-- What the task asks --
Your task is to retype, word for word, the lines from the start of the data through the line holding "-80, -90, -100]". Do not include the pictures.

Plotting code records
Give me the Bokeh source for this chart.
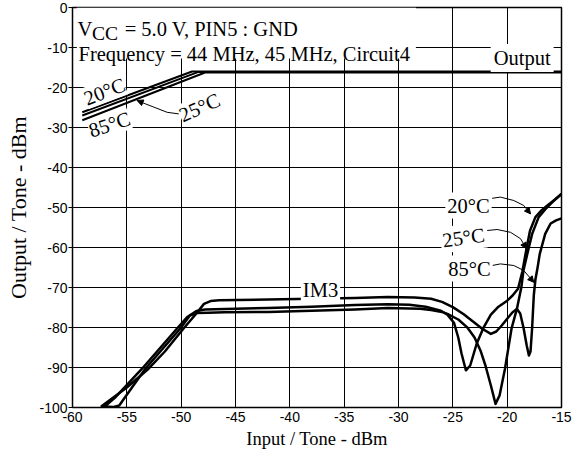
from bokeh.plotting import figure
from bokeh.models import Label, BoxAnnotation, Arrow, NormalHead, Range1d, PrintfTickFormatter
from bokeh.embed import file_html
from bokeh.resources import INLINE

# ---- axes ----
x_ticks = [-60, -55, -50, -45, -40, -35, -30, -25, -20, -15]
y_ticks = [0, -10, -20, -30, -40, -50, -60, -70, -80, -90, -100]

# ---- Output / Tone curves ----
out20_x = [-59.1, -49.0, -15.0]
out20_y = [-26.2, -16.0, -16.0]
out25_x = [-59.1, -48.4, -15.0]
out25_y = [-27.0, -16.1, -16.1]
out85_x = [-59.1, -47.8, -15.0]
out85_y = [-28.2, -16.25, -16.25]

# ---- IM3 curves ----
im3_20_x = [-57.1, -56.0, -53.6, -50.4, -49.4, -48.6, -47.8, -45.0, -42.0, -38.0, -34.0,
            -31.0, -29.0, -27.5, -26.1, -25.5, -24.9, -24.5, -24.2, -23.8, -23.4, -22.8,
            -22.15, -21.5, -20.8, -20.0, -19.5, -19.0, -18.6, -18.2, -17.9, -17.4, -16.8,
            -16.3, -15.6, -15.0]
im3_20_y = [-99.9, -97.3, -90.3, -80.3, -77.3, -75.9, -75.5, -75.3, -75.1, -74.8, -74.4,
            -74.2, -74.3, -74.8, -75.8, -76.8, -78.8, -82.5, -86.5, -90.7, -89.5, -84.0,
            -79.9, -76.8, -74.8, -73.3, -72.0, -70.3, -66.0, -60.0, -55.8, -52.4, -50.6,
            -49.5, -48.0, -46.6]

im3_25_x = [-57.3, -56.3, -55.7, -55.0, -53.3, -50.1, -49.2, -48.6, -47.5, -46.0, -42.0,
            -38.0, -34.0, -31.0, -28.0, -27.0, -26.0, -25.5, -24.5, -23.7, -23.0, -22.45,
            -22.0, -21.5, -21.07, -20.7, -20.2, -19.6, -19.1, -18.7, -18.5, -18.0, -17.7,
            -17.1, -16.5, -16.0, -15.5, -15.0]
im3_25_y = [-99.7, -99.9, -99.5, -96.8, -90.3, -80.3, -77.0, -76.4, -76.3, -76.2, -76.1,
            -75.8, -75.5, -75.1, -75.3, -75.6, -76.1, -76.6, -78.0, -79.9, -82.5, -85.8,
            -89.5, -94.5, -99.1, -97.0, -90.3, -80.3, -75.3, -70.0, -65.75, -59.9, -56.6,
            -52.4, -50.5, -49.1, -47.8, -46.6]

im3_85_x = [-57.3, -55.0, -53.0, -51.5, -49.8, -48.6, -47.9, -47.3, -46.5, -42.0, -38.0,
            -34.0, -31.0, -28.5, -27.0, -26.0, -25.0, -24.0, -23.0, -22.3, -21.5, -21.0,
            -20.5, -20.0, -19.5, -19.1, -18.8, -18.5, -18.2, -18.0, -17.85, -17.7, -17.55,
            -17.4, -17.2, -17.0, -16.5, -16.0, -15.5, -15.0]
im3_85_y = [-99.6, -95.0, -90.3, -86.0, -80.3, -76.5, -74.1, -73.4, -73.2, -73.0, -72.8,
            -72.6, -72.4, -72.5, -72.8, -73.6, -74.9, -76.7, -78.8, -80.3, -81.6, -81.0,
            -79.5, -77.8, -76.2, -75.4, -76.5, -80.0, -84.5, -87.0, -86.0, -80.0, -72.0,
            -68.0, -65.0, -61.6, -56.6, -54.0, -53.2, -52.7]

# ---- annotation anchors (data units) ----
arr20_x = [-21.38, -20.62, -19.39, -18.47, -17.85]
arr20_y = [-47.7, -47.4, -48.25, -49.5, -51.6]
arr25_x = [-21.84, -20.92, -19.69, -18.77, -18.22]
arr25_y = [-55.75, -55.5, -56.2, -57.8, -60.3]
arr85_x = [-21.38, -20.62, -19.39, -18.47, -17.55]
arr85_y = [-64.5, -64.1, -64.5, -65.75, -68.7]
arrL_x = [-50.22, -51.29, -52.52, -53.28, -54.05]
arrL_y = [-26.6, -26.2, -24.9, -24.1, -23.25]

SERIF = "Liberation Serif"
SANS = "Liberation Sans"
DEG = "°C"

p = figure(width=578, height=457, output_backend="svg", toolbar_location=None,
           x_range=Range1d(-60, -15), y_range=Range1d(-100, 0),
           min_border_left=72, min_border_right=17, min_border_top=7, min_border_bottom=50)
p.background_fill_color = "white"
p.border_fill_color = "white"
p.outline_line_color = "black"
p.outline_line_width = 1.5

for ax in (p.xaxis, p.yaxis):
    ax.axis_line_color = "black"
    ax.major_label_text_font = SANS
    ax.major_label_text_font_size = "14px"
    ax.major_label_text_color = "black"
    ax.axis_label_text_font = SERIF
    ax.axis_label_text_font_style = "normal"
    ax.axis_label_text_color = "black"
    ax.minor_tick_line_color = None
    ax.major_tick_in = 0
    ax.formatter = PrintfTickFormatter(format="%d")

p.xaxis.axis_label_text_font_size = "18.5px"
p.yaxis.axis_label_text_font_size = "22px"
p.xaxis.ticker = x_ticks
p.yaxis.ticker = y_ticks
p.xgrid.ticker = x_ticks
p.ygrid.ticker = y_ticks
p.xaxis.major_tick_out = 0
p.xaxis.major_label_standoff = 4
p.yaxis.major_tick_out = 4
p.yaxis.major_label_standoff = 1
p.xaxis.axis_label = "Input / Tone - dBm"
p.yaxis.axis_label = "Output / Tone - dBm"
p.xaxis.axis_label_standoff = 4
p.yaxis.axis_label_standoff = 5
for g in (p.xgrid, p.ygrid):
    g.grid_line_color = "black"
    g.grid_line_alpha = 1.0
    g.grid_line_width = 1

# curves
for xs, ys in ((out20_x, out20_y), (out25_x, out25_y), (out85_x, out85_y)):
    p.line(xs, ys, line_color="black", line_width=2, line_join="round")
for xs, ys in ((im3_20_x, im3_20_y), (im3_25_x, im3_25_y), (im3_85_x, im3_85_y)):
    p.line(xs, ys, line_color="black", line_width=2.5, line_join="round", line_cap="round")

# header box
p.add_layout(BoxAnnotation(left=-59.6, right=-28.4, top=0, bottom=-12.75,
                           fill_color="white", fill_alpha=1, line_alpha=0))

def lab(x, y, text, size="20.5px", align="left", baseline="alphabetic", angle=0, bg=None, pad=0):
    kw = dict(x=x, y=y, text=text, text_font=SERIF, text_font_size=size, text_color="black",
              text_align=align, text_baseline=baseline, angle=angle, angle_units="deg")
    if bg:
        kw.update(background_fill_color=bg, padding=pad)
    p.add_layout(Label(**kw))

lab(-59.55, -5.3, "V")
lab(-58.2, -6.6, "CC", size="19.5px")
lab(-55.2, -5.3, "= 5.0 V, PIN5 : GND")
lab(-59.45, -11.6, "Frequency = 44 MHz, 45 MHz, Circuit4")
lab(-18.62, -12.6, "Output", align="center", baseline="middle", bg="white", pad=3)
lab(-37.18, -70.5, "IM3", align="center", baseline="middle", bg="white", pad=2)

lab(-57.06, -21.0, "20" + DEG, align="center", baseline="middle", angle=21, bg="white", pad=0)
lab(-56.6, -29.25, "85" + DEG, align="center", baseline="middle", angle=18, bg="white", pad=0)
lab(-48.31, -25.0, "25" + DEG, align="center", baseline="middle", angle=24, bg="white", pad=0)

lab(-23.56, -49.5, "20" + DEG, align="center", baseline="middle", bg="white", pad=2)
lab(-24.02, -57.5, "25" + DEG, align="center", baseline="middle", angle=8, bg="white", pad=2)
lab(-23.47, -65.25, "85" + DEG, align="center", baseline="middle", bg="white", pad=2)

for xs, ys in ((arr20_x, arr20_y), (arr25_x, arr25_y), (arr85_x, arr85_y), (arrL_x, arrL_y)):
    p.line(xs, ys, line_color="black", line_width=1)
    p.add_layout(Arrow(end=NormalHead(size=6, fill_color="black", line_color="black"),
                       x_start=xs[-2], y_start=ys[-2], x_end=xs[-1], y_end=ys[-1],
                       line_alpha=0))

open("out.html", "w").write(file_html(p, INLINE))
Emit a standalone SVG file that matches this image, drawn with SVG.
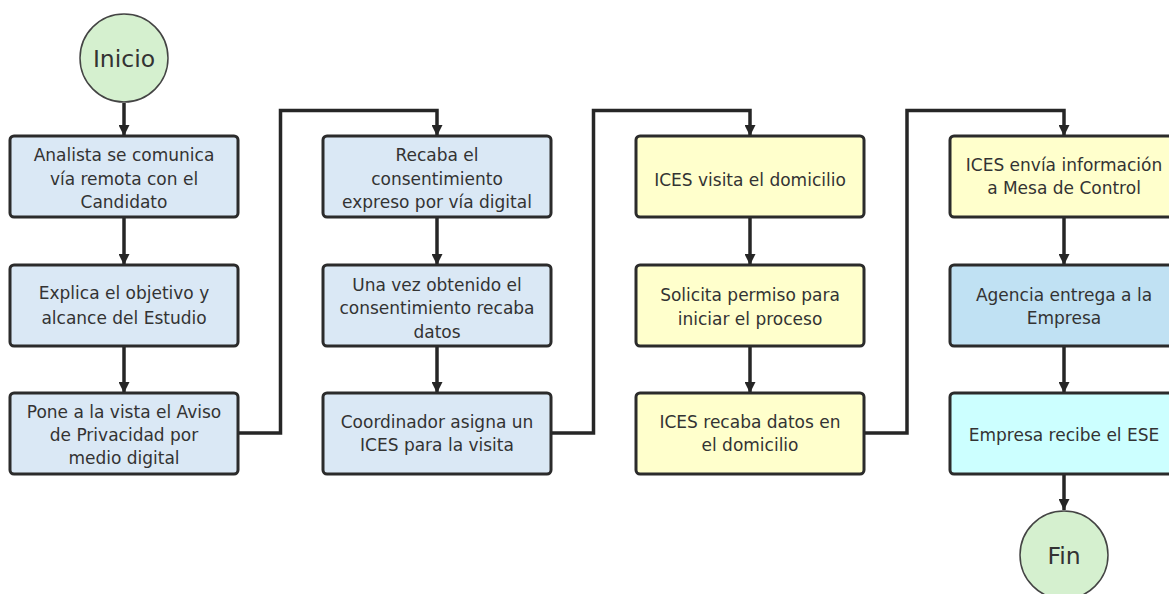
<svg xmlns="http://www.w3.org/2000/svg" width="1169" height="594" viewBox="0 0 1169 594">
<style>
.box{stroke:#2b2b2b;stroke-width:3}
.blue{fill:#dae8f5}
.yellow{fill:#ffffcc}
.agency{fill:#c0e1f3}
.cyan{fill:#ccffff}
.term{fill:#d5f0cf;stroke:#444;stroke-width:1.5}
text{font-family:"DejaVu Sans",Verdana,sans-serif;font-size:17px;fill:#333;text-anchor:middle}
.big{font-size:23.5px}
.conn{fill:none;stroke:#262626;stroke-width:3.5}
</style>
<defs>
<marker id="arr" viewBox="0 0 10 10" refX="10" refY="5" markerWidth="11" markerHeight="11" markerUnits="userSpaceOnUse" orient="auto">
<path d="M0,0 L10,5 L0,10 z" fill="#262626"/>
</marker>
</defs>
<g id="connectors">
<path class="conn" d="M124 103 V136" marker-end="url(#arr)"/>
<path class="conn" d="M124 217 V265" marker-end="url(#arr)"/>
<path class="conn" d="M124 346 V393" marker-end="url(#arr)"/>
<path class="conn" d="M238 433 H280.5 V110.5 H437 V136" marker-end="url(#arr)"/>
<path class="conn" d="M437 217 V265" marker-end="url(#arr)"/>
<path class="conn" d="M437 346 V393" marker-end="url(#arr)"/>
<path class="conn" d="M551 433 H593.5 V110.5 H750 V136" marker-end="url(#arr)"/>
<path class="conn" d="M750 217 V265" marker-end="url(#arr)"/>
<path class="conn" d="M750 346 V393" marker-end="url(#arr)"/>
<path class="conn" d="M864 433 H907 V110.5 H1064 V136" marker-end="url(#arr)"/>
<path class="conn" d="M1064 217 V265" marker-end="url(#arr)"/>
<path class="conn" d="M1064 346 V393" marker-end="url(#arr)"/>
<path class="conn" d="M1064 474 V510" marker-end="url(#arr)"/>
</g>
<g id="inicio">
<circle class="term" cx="124" cy="58" r="44"/>
<text class="big" x="124" y="67">Inicio</text>
</g>
<g id="n1">
<rect class="box blue" x="10" y="136" width="228" height="81" rx="4"/>
<text x="124" y="161">Analista se comunica</text>
<text x="124" y="184.5">vía remota con el</text>
<text x="124" y="208">Candidato</text>
</g>
<g id="n2">
<rect class="box blue" x="10" y="265" width="228" height="81" rx="4"/>
<text x="124" y="299">Explica el objetivo y</text>
<text x="124" y="323.5">alcance del Estudio</text>
</g>
<g id="n3">
<rect class="box blue" x="10" y="393" width="228" height="81" rx="4"/>
<text x="124" y="418">Pone a la vista el Aviso</text>
<text x="124" y="441">de Privacidad por</text>
<text x="124" y="464">medio digital</text>
</g>
<g id="n4">
<rect class="box blue" x="323" y="136" width="228" height="81" rx="4"/>
<text x="437" y="161">Recaba el</text>
<text x="437" y="184.5">consentimiento</text>
<text x="437" y="208">expreso por vía digital</text>
</g>
<g id="n5">
<rect class="box blue" x="323" y="265" width="228" height="81" rx="4"/>
<text x="437" y="291">Una vez obtenido el</text>
<text x="437" y="314">consentimiento recaba</text>
<text x="437" y="337.5">datos</text>
</g>
<g id="n6">
<rect class="box blue" x="323" y="393" width="228" height="81" rx="4"/>
<text x="437" y="428">Coordinador asigna un</text>
<text x="437" y="451">ICES para la visita</text>
</g>
<g id="n7">
<rect class="box yellow" x="636" y="136" width="228" height="81" rx="4"/>
<text x="750" y="186">ICES visita el domicilio</text>
</g>
<g id="n8">
<rect class="box yellow" x="636" y="265" width="228" height="81" rx="4"/>
<text x="750" y="301">Solicita permiso para</text>
<text x="750" y="324.5">iniciar el proceso</text>
</g>
<g id="n9">
<rect class="box yellow" x="636" y="393" width="228" height="81" rx="4"/>
<text x="750" y="428">ICES recaba datos en</text>
<text x="750" y="451">el domicilio</text>
</g>
<g id="n10">
<rect class="box yellow" x="950" y="136" width="228" height="81" rx="4"/>
<text x="1064" y="171">ICES envía información</text>
<text x="1064" y="194">a Mesa de Control</text>
</g>
<g id="n11">
<rect class="box agency" x="950" y="265" width="228" height="81" rx="4"/>
<text x="1064" y="301">Agencia entrega a la</text>
<text x="1064" y="324">Empresa</text>
</g>
<g id="n12">
<rect class="box cyan" x="950" y="393" width="228" height="81" rx="4"/>
<text x="1064" y="441">Empresa recibe el ESE</text>
</g>
<g id="fin">
<circle class="term" cx="1064" cy="555" r="44"/>
<text class="big" x="1064" y="564">Fin</text>
</g>
</svg>
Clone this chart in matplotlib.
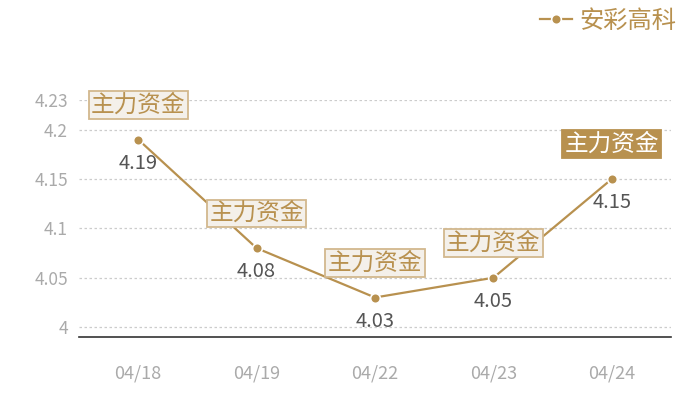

-- Output --
Give me the Bokeh source for this chart.
from bokeh.plotting import figure
from bokeh.models import Label, BoxAnnotation, Arrow, NormalHead, Range1d, PrintfTickFormatter
from bokeh.embed import file_html
from bokeh.resources import INLINE

# ---- axes ----
x_ticks = [-60, -55, -50, -45, -40, -35, -30, -25, -20, -15]
y_ticks = [0, -10, -20, -30, -40, -50, -60, -70, -80, -90, -100]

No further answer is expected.